Four days a week for 10 years, Yasha Khibkin, 69, has spent several hours tutoring math and teaching chess, checkers and Chinese checkers to 52 children in kindergarten through fifth grade. The boards and pawns, bishops, knights and other pieces he uses are handmade by Khibkin, who prefers his creations of paper mache, paint and lacquer over plastic, store-bought pieces.

“He is a huge asset to us,” said Kyle Randall, the after-school program director.

Officials at Action for Boston Community Development agree. They are honoring Khibkin at the anti-poverty agency’s annual Community Awards Dinner.

“He’s a very nice guy.

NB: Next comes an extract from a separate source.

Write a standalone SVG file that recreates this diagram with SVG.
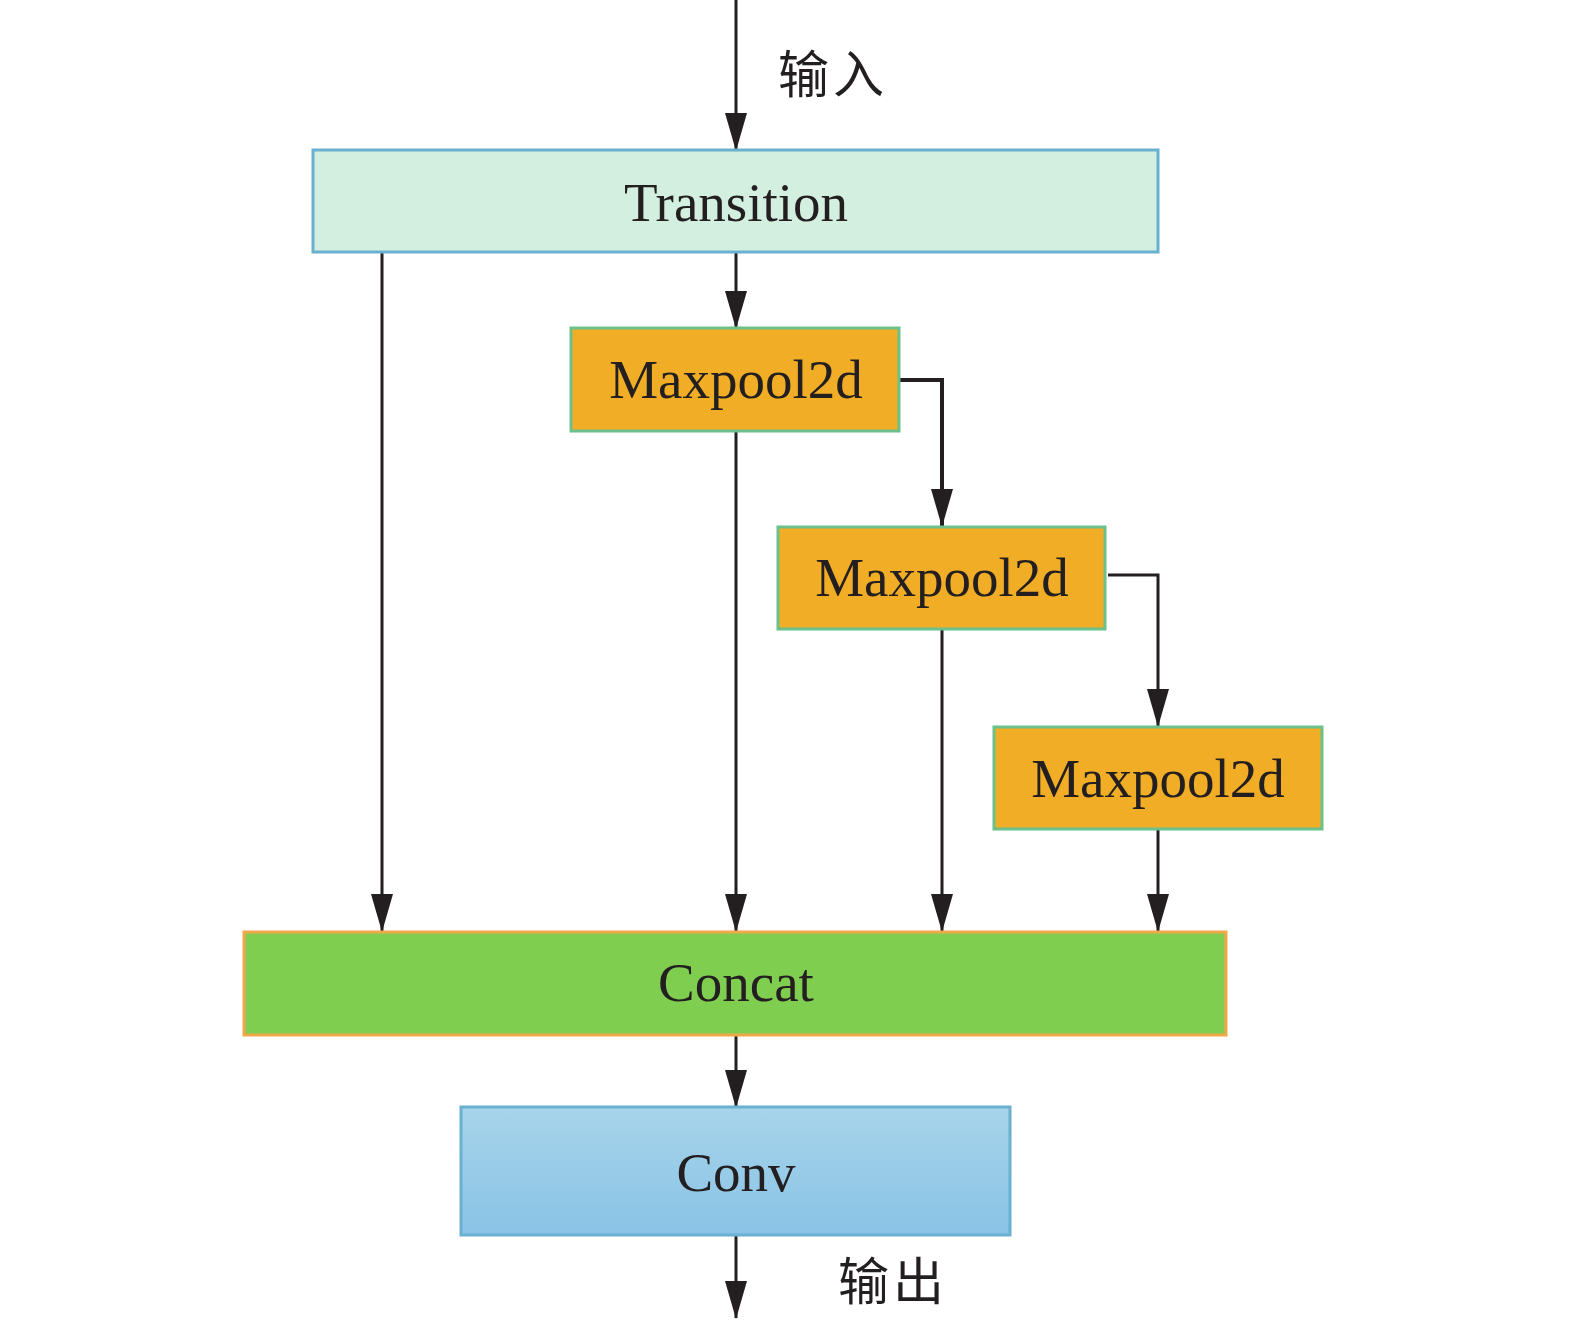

He’s charming,” said ABCD President and CEO Robert M. Coard.

The foster grandparent program was established 35 years ago, and Coard said there are 145 volunteers at ABCD sites, including 20 men.
Male volunteers are especially appreciated, Coard said, because “a lot of kids in Boston and the inner city live in female-headed households.”

Khibkin, who emigrated from Uzbeskistan with his wife, Raisa Rivkiua, and two children in 1997, said being a foster grandparent helped him learn English. He soon began to draw on his experience as a mathematics and physics teacher to help young children learn their multiplication tables and count without using their fingers. Chess came naturally, too.

“Every move in chess is very thinkable,” said Khibkin. “It is logical, like mathematics.”

Khibkin became a citizen in 2002.

“The United States helped change me, changed my life. Therefore I must help my country,” Khibkin said. “We’re free here, you understand. No one understands like those who came from the Soviet Union.”